The geometry of information for this signal is highly anisotropic:

• The signal is most informative when the denominator $(x + y)$ is small, where small changes in state cause large changes in $f(x, y)$: the signal becomes information-poor when $y»x$, since the sensitivity of $f$ to either state diminishes
• The cross-terms capture statistical coupling between $x$ and $y$: changes in one state cannot be fully disentangled from changes in the other - uncertainties are coupled

Geometrically, the information manifold looks like a narrow ridge in the $(x, y)$ plane. Along the ridge, small state perturbations lead to sharp, distinguishable changes in the signal. In directions orthogonal to it, the signal remains almost constant, and the system is locally unobservable.

Rank of the Fisher Matrix and Dimensionality of Information

The rank of the Fisher Information Matrix tells us the dimension of the locally identifiable subspace.

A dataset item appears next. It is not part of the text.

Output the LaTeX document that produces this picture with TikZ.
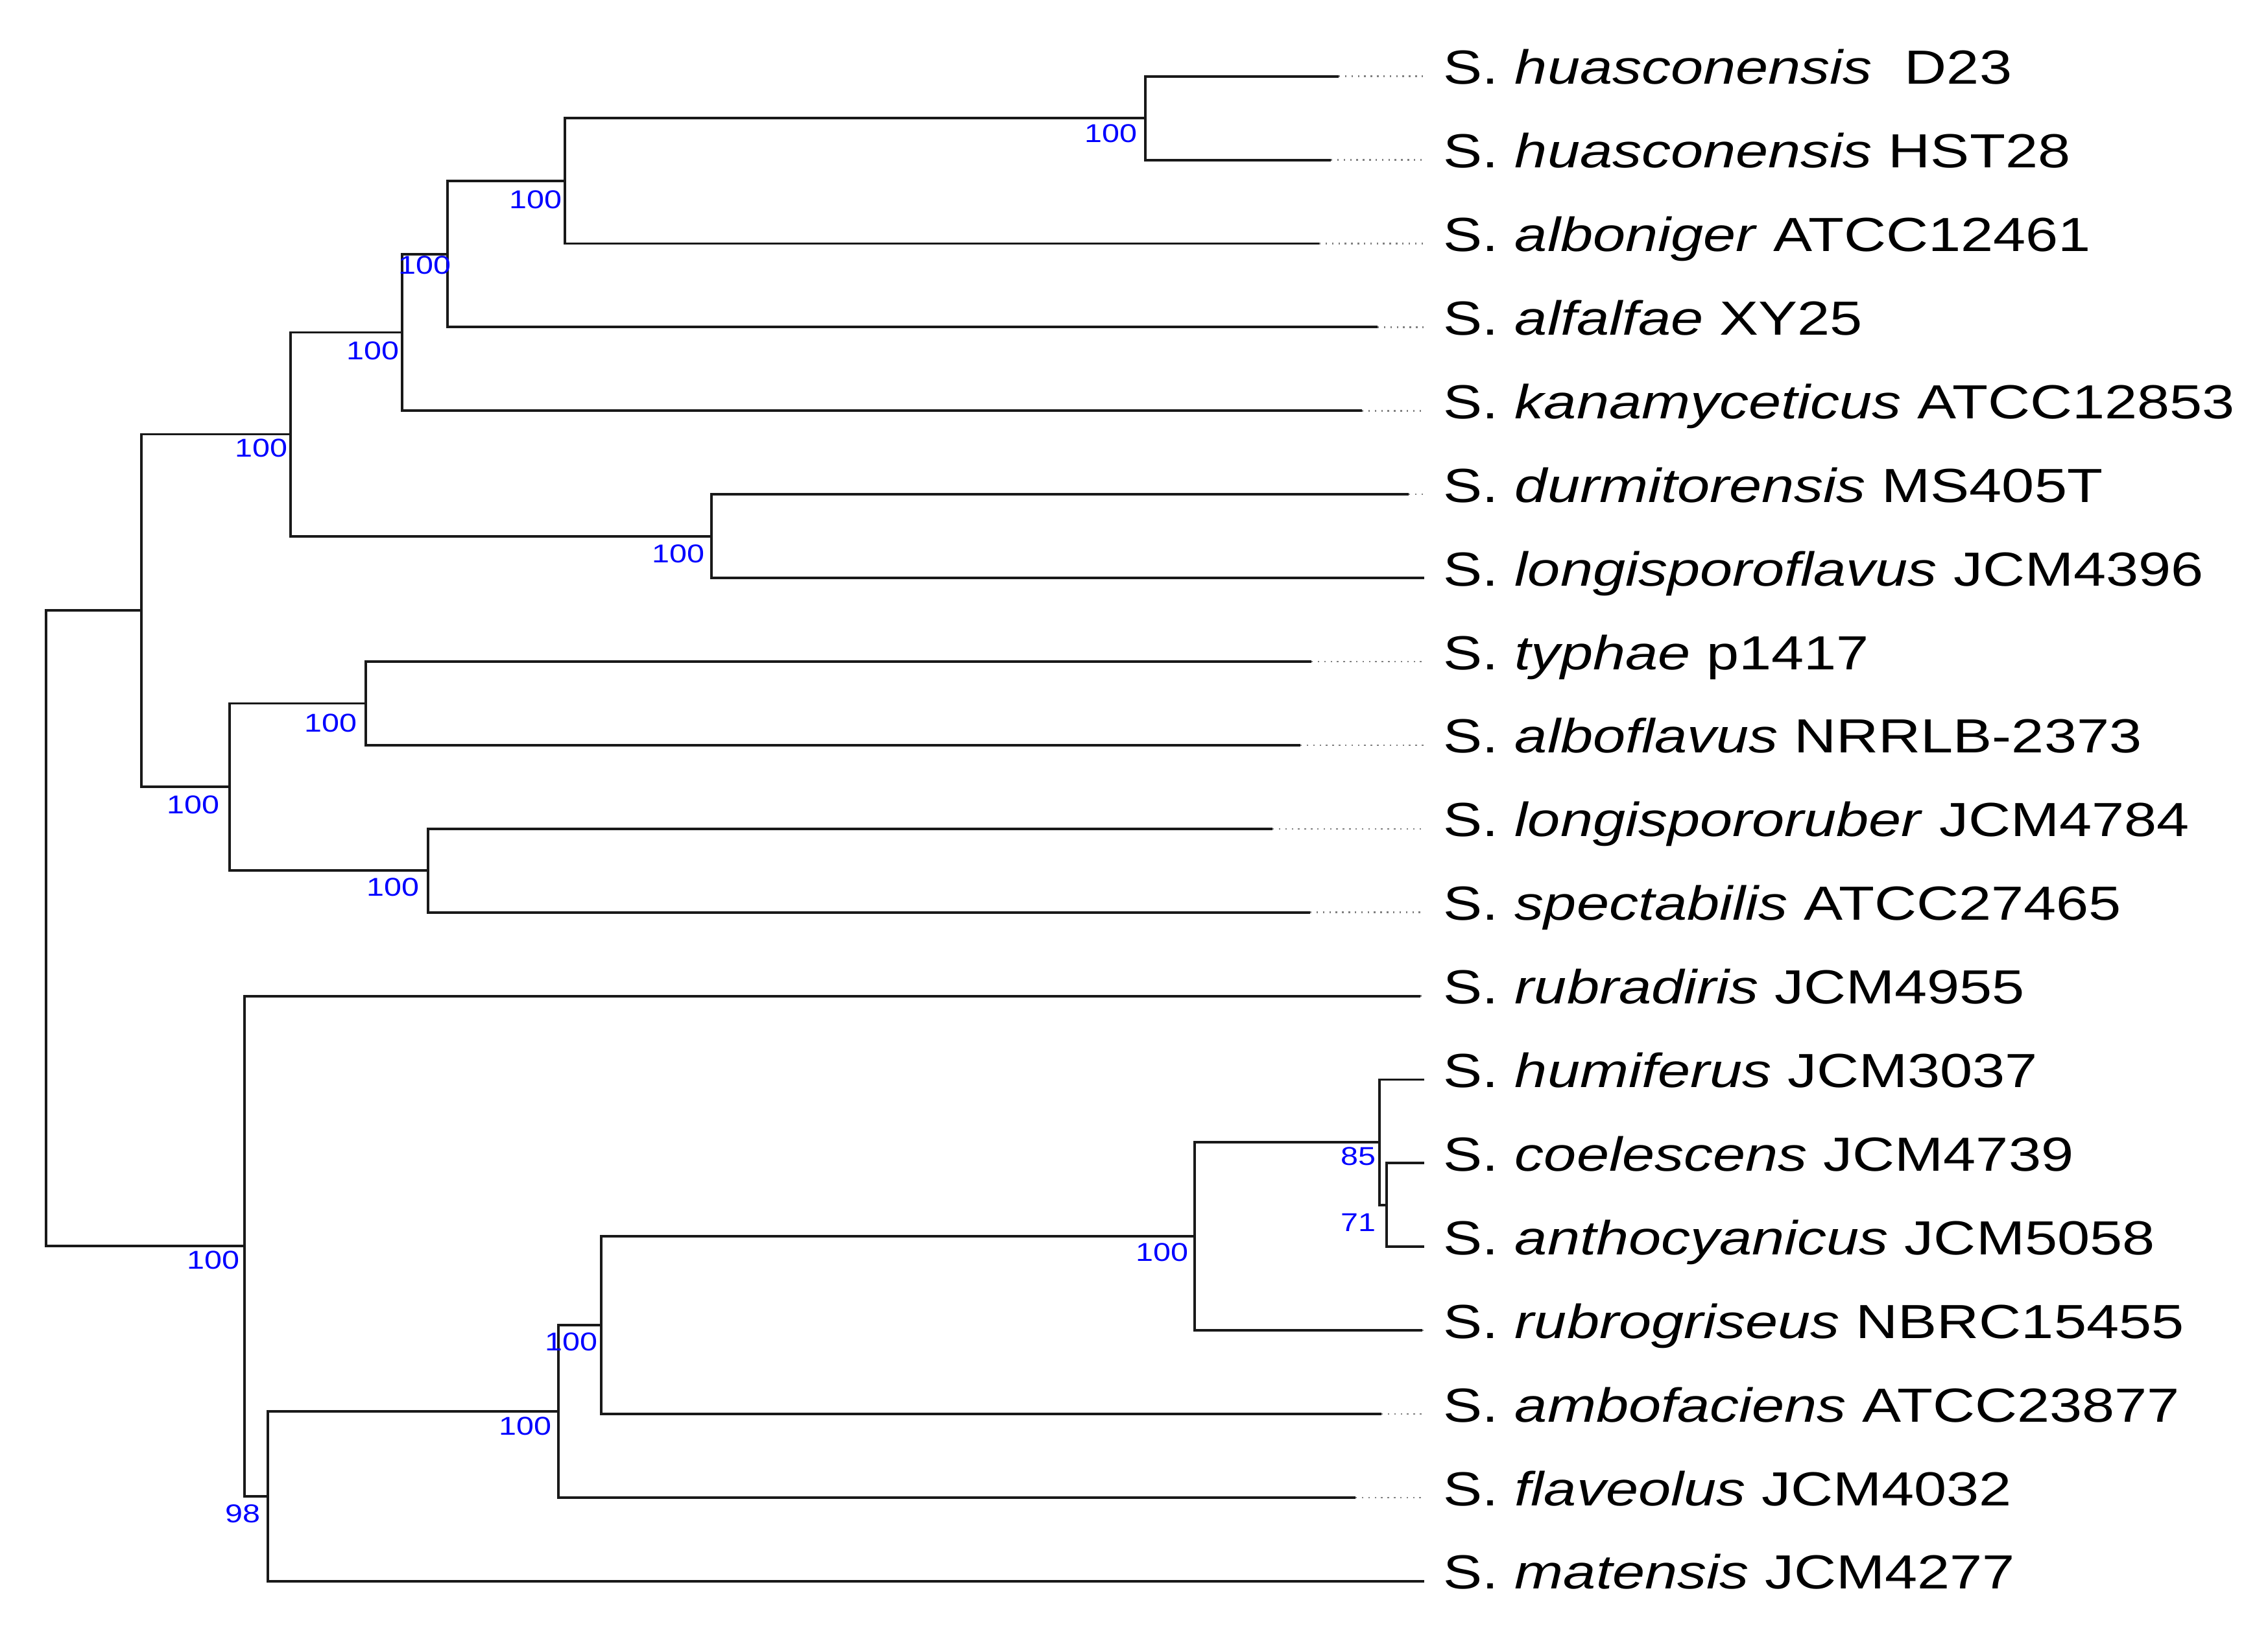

In the previous example: \(\text{rank}(\mathcal{I}) = 1.\) Only one combination of $(x, y)$ is statistically distinguishable from the data.
In filtering terms, the observation provides information about a single mode of the state, while uncertainty in the orthogonal (uninformative) direction must evolve under the system dynamics alone. If we had two linearly independent signals, the Fisher information would have full-rank. If signals are not linearly independent, then there is redundancy. But redundant signals can still reduce uncertainty by reinforcing each other. They do not however carry new qualitative information.

Intuitively, think of trying to find a location of a post-office in a city. You ask two people for directions:

• Redundant Signals: Two people point along the same direction — “the post-office is somewhere along this road.” Hearing it twice makes you more certain you’re on the right road, but the second piece of information doesn’t help you (on the margin) narrow it down further.
• Independent signals: One person says “it’s north of the Capitol,” the other says “it’s east of the river.” Now you can triangulate — you’ve gained information along two different axes.